On Thursday morning, the Russia-to-Germany Nord Stream natural gas pipeline is due to resume deliveries.
It’s been offline for 10 days as part of routine annual maintenance — but politicians from Brussels to Paris to Berlin have warned this year is anything but ordinary.
Russian state-backed exporter Gazprom has already halted or reduced deliveries to 12 EU countries, and the fear is that Russian President Vladimir Putin will shut off the gas for good, in retaliation for sanctions on Moscow over its invasion of Ukraine.
The stakes are high.
Stopping flows ahead of winter would make EU energy markets go haywire amid a global gas shortage, and inflict serious damage on the bloc’s economy.

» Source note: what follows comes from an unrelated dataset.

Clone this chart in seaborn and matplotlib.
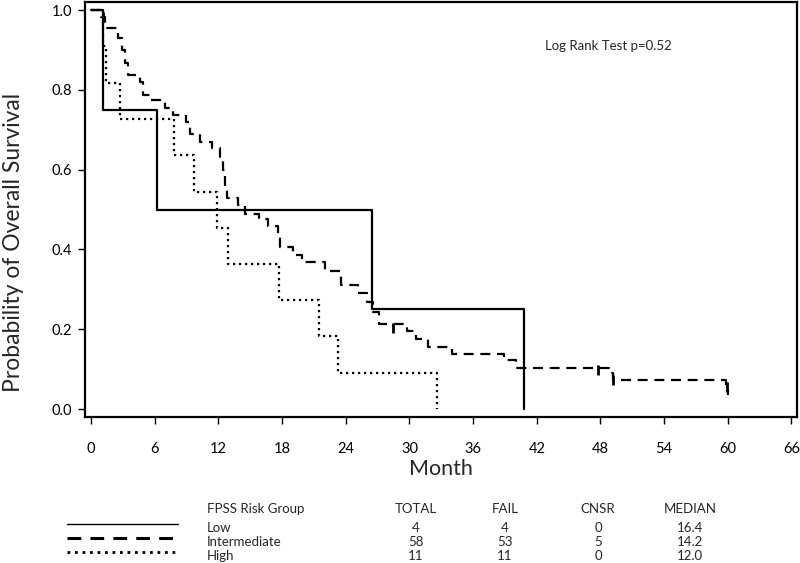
import matplotlib
matplotlib.use("Agg")
import matplotlib.pyplot as plt
from matplotlib.lines import Line2D
import seaborn as sns
import pandas as pd

# Curvas de sobrevivência (tempo do evento, sobrevivência depois do evento)
lowTime = [0, 1.1, 6.2, 26.5, 40.8]
lowSurv = [1.0, 0.75, 0.5, 0.25, 0.0]

highTime = [0, 1.1, 1.4, 2.7, 7.8, 9.7, 11.9, 12.9, 17.7, 21.5, 23.3, 32.6]
highSurv = [1.0, 0.909, 0.818, 0.727, 0.636, 0.545, 0.455, 0.364, 0.273, 0.182, 0.091, 0.0]

interTime = [0, 0.9, 1.3, 2.5, 2.9, 3.2, 3.5, 4.6, 4.9, 5.5, 7.0, 7.7, 8.9, 9.3,
             10.3, 11.4, 12.1, 12.4, 12.6, 12.8, 13.8, 14.5, 15.8, 16.7, 17.6,
             17.8, 19.0, 19.9, 22.0, 23.5, 25.1, 26.0, 26.6, 27.1, 29.8, 30.6,
             31.7, 34.0, 38.9, 40.0, 48.8, 49.2, 59.8, 60.0]
interSurv = [1.0, 0.983, 0.955, 0.93, 0.90, 0.867, 0.837, 0.82, 0.787, 0.774,
             0.754, 0.737, 0.72, 0.69, 0.67, 0.654, 0.632, 0.60, 0.556, 0.529,
             0.511, 0.49, 0.476, 0.46, 0.43, 0.406, 0.386, 0.368, 0.345, 0.31,
             0.29, 0.268, 0.243, 0.212, 0.196, 0.175, 0.155, 0.138, 0.122,
             0.103, 0.09, 0.073, 0.055, 0.035]

# Censuras (Intermediate)
censorTime = [1.1, 28.4, 47.8, 49.2, 59.9]
censorSurv = [0.983, 0.203, 0.098, 0.073, 0.055]

# Tabela
groups = ["Low", "Intermediate", "High"]
totals = [4, 58, 11]
fails = [4, 53, 11]
cnsr = [0, 5, 0]
medians = ["16.4", "14.2", "12.0"]

xTicks = list(range(0, 67, 6))
yTicks = [0.0, 0.2, 0.4, 0.6, 0.8, 1.0]

sns.set_style("ticks")
plt.rcParams["font.family"] = ["Lato", "DejaVu Sans"]

fig = plt.figure(figsize=(8, 5.63), dpi=100)
ax = fig.add_axes([0.106, 0.2593, 0.89, 0.737])

lw = 1.6
sns.lineplot(x=lowTime, y=lowSurv, drawstyle="steps-post", estimator=None,
             color="black", linewidth=lw, ax=ax)
sns.lineplot(x=interTime, y=interSurv, drawstyle="steps-post", estimator=None,
             color="black", linewidth=lw, linestyle=(0, (4.5, 3)), ax=ax)
sns.lineplot(x=highTime, y=highSurv, drawstyle="steps-post", estimator=None,
             color="black", linewidth=lw, linestyle=(0, (1, 1.7)), ax=ax)
ax.scatter(censorTime, censorSurv, marker="|", s=60, color="black", linewidths=2)

ax.set_xlim(-0.6, 66.5)
ax.set_ylim(-0.02, 1.02)
ax.set_xticks(xTicks)
ax.set_xticklabels([str(t) for t in xTicks])
ax.set_yticks(yTicks)
ax.set_yticklabels([f"{t:.1f}" for t in yTicks])
for s in ax.spines.values():
    s.set_visible(True)
    s.set_linewidth(1.6)
    s.set_color("black")
ax.tick_params(axis="x", length=5, width=1, pad=13, labelsize=10.5, colors="black")
ax.tick_params(axis="y", length=5, width=1, pad=4, labelsize=10.5, colors="black")
ax.set_xlabel("Month", fontsize=15.5, labelpad=2)
ax.set_ylabel("Probability of Overall Survival", fontsize=16.5)
ax.yaxis.set_label_coords(-0.086, 0.42)
ax.text(0.735, 0.893, "Log Rank Test p=0.52", transform=ax.transAxes,
        fontsize=9.5, ha="center", va="center")

# Tabela por baixo
W, H = 800, 563
def fx(px):
    return px / W
def fy(py):
    return 1 - py / H

cols = [416, 505, 598, 690]
fs = 9.5
fig.text(fx(207), fy(509), "FPSS Risk Group", fontsize=fs, ha="left", va="center")
for c, h in zip(cols, ["TOTAL", "FAIL", "CNSR", "MEDIAN"]):
    fig.text(fx(c), fy(509), h, fontsize=fs, ha="center", va="center")

rowY = [528, 542, 556]
styles = ["-", (0, (4.5, 3)), (0, (1, 1.7))]
lineY = [524, 538, 552]
lineW = [1.0, 2.2, 2.0]
for i, g in enumerate(groups):
    y = fy(rowY[i])
    fig.text(fx(207), y, g, fontsize=fs, ha="left", va="center")
    vals = [str(totals[i]), str(fails[i]), str(cnsr[i]), medians[i]]
    for c, v in zip(cols, vals):
        fig.text(fx(c), y, v, fontsize=fs, ha="center", va="center")
    fig.add_artist(Line2D([fx(67), fx(178)], [fy(lineY[i]), fy(lineY[i])],
                          transform=fig.transFigure, color="black",
                          linewidth=lineW[i], linestyle=styles[i]))

fig.savefig("out.png", dpi=100)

“Russia is blackmailing us, Russia is using energy as a weapon,” European Commission President Ursula von der Leyen warned on Wednesday in Brussels. “If we look in hindsight, we see that months before the war broke out, Russia kept gas supply intentionally as low as possible … therefore reducing the supply, tightening the market and driving up the prices.”
Earlier on Wednesday, the Commission floated a plan for sweeping new emergency powers to ration gas use across the bloc, citing a “significant risk that a complete and protracted halt of Russian gas supplies may materialize in an abrupt and unilateral way.”
“Whether it is a partial or a major cut-off of Russian gas, or a total cut-off of Russian gas, Europe needs to be ready,” von der Leyen added.
Earlier this week, the EU’s Budget Commissioner Johannes Hahn said Brussels was now “working on the assumption that [Nord Stream] doesn’t return to operation.”
Out of order?
For now, the signals from Moscow are that the pipeline will resume gas deliveries — though at lower levels than normal.
Day-ahead data on platforms used by gas market traders show that enough space has been booked to carry around 50 million cubic meters (mcm) of Russian gas on Thursday from Nord Stream further inland via two downstream gas links — the NEL and OPAL pipelines.
There are signs Vladimir Putin hopes the deep freeze on Nord Stream 2 is a hibernation rather than a Siberian death sentence | Matthew Stockman/Getty Images
Tom Marzec-Manser, head of gas analytics at commodity intelligence firm ICIS, called the bookings “a key indicator — which is not full proof — that Gazprom will resume flows … Thursday morning.”
The amount booked would mean Nord Stream would be running at about 30 percent capacity.
Before going down for maintenance, the line was operating at 40 percent capacity, which the company blamed on a missing gas turbine out for maintenance in Canada.
That turbine has reportedly been sent back to Germany, though it must still be transited to Russia for reinstallation.
On Tuesday, Putin told journalists in Tehran that gas flows through Nord Stream would resume on schedule at about 40 percent capacity — 60 million cubic meters per day (mcm/d) — if the turbine was returned in time.
“If not,” Putin added, Nord Stream would be able to send “only 30 million cubic meters per day.” That amounts to less than 18 percent capacity.
Several major European customers, including Uniper in Germany, have already received letters from Russia’s Gazprom invoking an act-of-God clause in supply contracts, arguing the reduced deliveries are outside its control.
Uniper has rejected that claim, while Kyiv has pointed out that Russia is actively refusing to reroute the gas via pipelines transiting Ukraine.
German Vice Chancellor Robert Habeck has publicly called the maintenance issue a false pretext.
That possibility was bolstered Tuesday when Putin dangled a proposition to immediately boost supplies to Europe while Nord Stream was down.
“We have another route ready — it is Nord Stream 2,” Putin said. “It can be launched.”
German authorities halted the administrative certification process for the Nord Stream 2 pipeline in February | Fabrice Coffini/AFP via Getty Images
It was a classically provocative statement from the Russian president. German authorities halted the administrative certification process for the Nord Stream 2 pipeline — a twin of the first link — in February, following Russia’s invasion of Ukraine.
The project is also under U.S. sanctions and in March laid off most of its staff.
But there are signs Putin hopes the deep freeze on Nord Stream 2 is a hibernation rather than a Siberian death sentence.
Just last week, the largely inactive pipeline company won a small victory in EU courts: It now has the right to challenge the bloc’s gas market rules and fight for its right to operate as built.